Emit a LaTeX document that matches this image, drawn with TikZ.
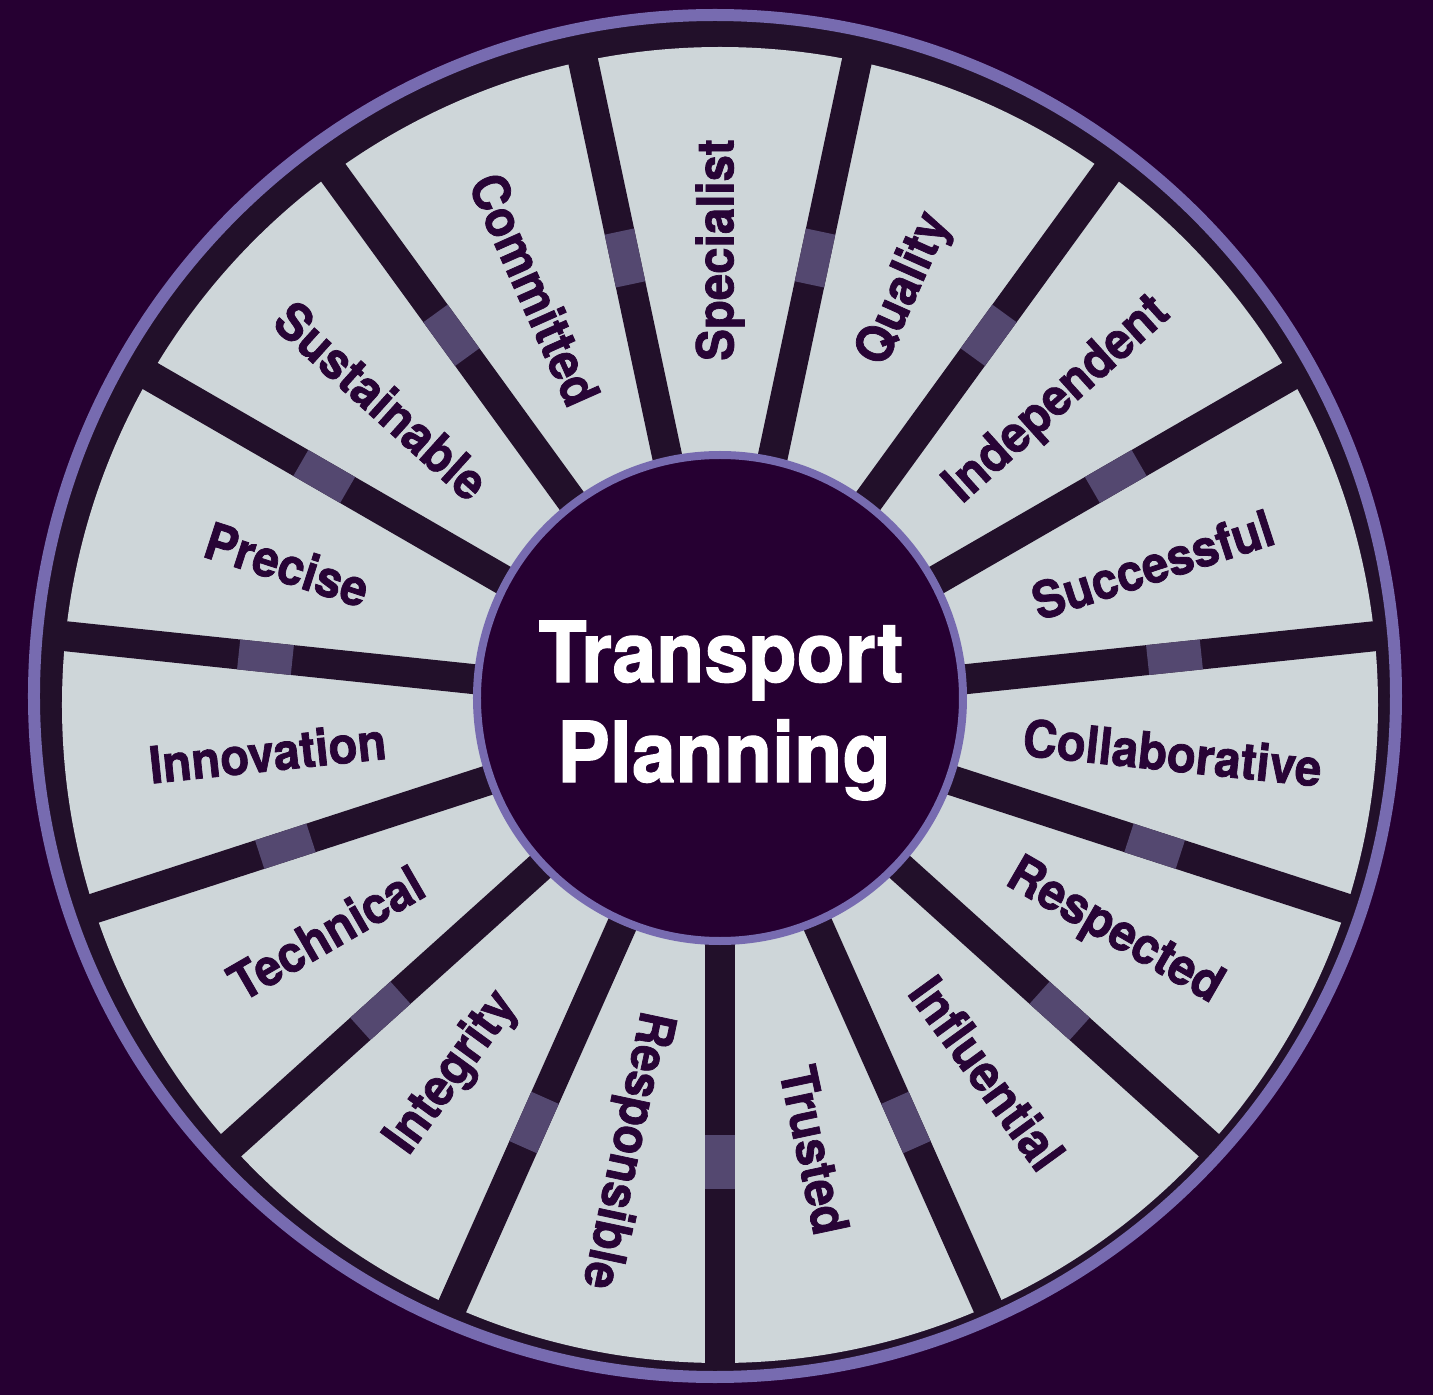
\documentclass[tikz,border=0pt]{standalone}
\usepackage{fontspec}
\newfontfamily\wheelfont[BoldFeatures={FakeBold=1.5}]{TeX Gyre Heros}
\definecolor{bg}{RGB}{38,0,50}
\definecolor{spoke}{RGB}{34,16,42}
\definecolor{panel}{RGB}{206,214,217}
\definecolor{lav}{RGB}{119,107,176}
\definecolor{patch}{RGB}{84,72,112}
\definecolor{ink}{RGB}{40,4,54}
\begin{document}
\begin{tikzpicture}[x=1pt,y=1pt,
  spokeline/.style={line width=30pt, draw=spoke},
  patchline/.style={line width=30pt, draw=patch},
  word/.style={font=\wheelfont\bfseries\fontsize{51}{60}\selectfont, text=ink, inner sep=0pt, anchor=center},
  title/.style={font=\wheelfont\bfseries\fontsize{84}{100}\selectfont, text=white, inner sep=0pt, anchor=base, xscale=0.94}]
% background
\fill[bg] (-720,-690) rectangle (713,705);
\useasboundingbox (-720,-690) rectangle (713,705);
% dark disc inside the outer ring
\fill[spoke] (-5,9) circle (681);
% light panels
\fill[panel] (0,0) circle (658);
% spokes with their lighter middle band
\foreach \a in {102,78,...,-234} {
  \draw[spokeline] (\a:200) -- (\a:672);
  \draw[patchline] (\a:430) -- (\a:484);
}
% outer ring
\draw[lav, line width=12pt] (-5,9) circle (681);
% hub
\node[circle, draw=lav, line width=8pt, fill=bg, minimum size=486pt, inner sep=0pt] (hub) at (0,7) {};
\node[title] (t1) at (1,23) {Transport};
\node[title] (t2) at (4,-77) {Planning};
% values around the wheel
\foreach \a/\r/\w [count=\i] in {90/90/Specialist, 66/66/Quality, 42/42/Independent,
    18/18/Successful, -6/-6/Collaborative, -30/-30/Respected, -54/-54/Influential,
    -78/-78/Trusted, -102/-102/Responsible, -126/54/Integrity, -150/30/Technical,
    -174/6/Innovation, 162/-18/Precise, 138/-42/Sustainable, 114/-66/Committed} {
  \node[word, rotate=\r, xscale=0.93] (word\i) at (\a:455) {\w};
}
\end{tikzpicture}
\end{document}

....

Written exercise - Omit every picture while copying the listing above exactly.

Result of this exercise -
Emit a LaTeX document that matches this image, drawn with TikZ.
\documentclass[tikz,border=0pt]{standalone}
\usepackage{fontspec}
\newfontfamily\wheelfont[BoldFeatures={FakeBold=1.5}]{TeX Gyre Heros}
\definecolor{bg}{RGB}{38,0,50}
\definecolor{spoke}{RGB}{34,16,42}
\definecolor{panel}{RGB}{206,214,217}
\definecolor{lav}{RGB}{119,107,176}
\definecolor{patch}{RGB}{84,72,112}
\definecolor{ink}{RGB}{40,4,54}
\begin{document}
\begin{tikzpicture}[x=1pt,y=1pt,
  spokeline/.style={line width=30pt, draw=spoke},
  patchline/.style={line width=30pt, draw=patch},
  word/.style={font=\wheelfont\bfseries\fontsize{51}{60}\selectfont, text=ink, inner sep=0pt, anchor=center},
  title/.style={font=\wheelfont\bfseries\fontsize{84}{100}\selectfont, text=white, inner sep=0pt, anchor=base, xscale=0.94}]
% background
\fill[bg] (-720,-690) rectangle (713,705);
\useasboundingbox (-720,-690) rectangle (713,705);
% dark disc inside the outer ring
\fill[spoke] (-5,9) circle (681);
% light panels
\fill[panel] (0,0) circle (658);
% spokes with their lighter middle band
\foreach \a in {102,78,...,-234} {
  \draw[spokeline] (\a:200) -- (\a:672);
  \draw[patchline] (\a:430) -- (\a:484);
}
% outer ring
\draw[lav, line width=12pt] (-5,9) circle (681);
% hub
\node[circle, draw=lav, line width=8pt, fill=bg, minimum size=486pt, inner sep=0pt] (hub) at (0,7) {};
\node[title] (t1) at (1,23) {Transport};
\node[title] (t2) at (4,-77) {Planning};
% values around the wheel
\foreach \a/\r/\w [count=\i] in {90/90/Specialist, 66/66/Quality, 42/42/Independent,
    18/18/Successful, -6/-6/Collaborative, -30/-30/Respected, -54/-54/Influential,
    -78/-78/Trusted, -102/-102/Responsible, -126/54/Integrity, -150/30/Technical,
    -174/6/Innovation, 162/-18/Precise, 138/-42/Sustainable, 114/-66/Committed} {
  \node[word, rotate=\r, xscale=0.93] (word\i) at (\a:455) {\w};
}
\end{tikzpicture}
\end{document}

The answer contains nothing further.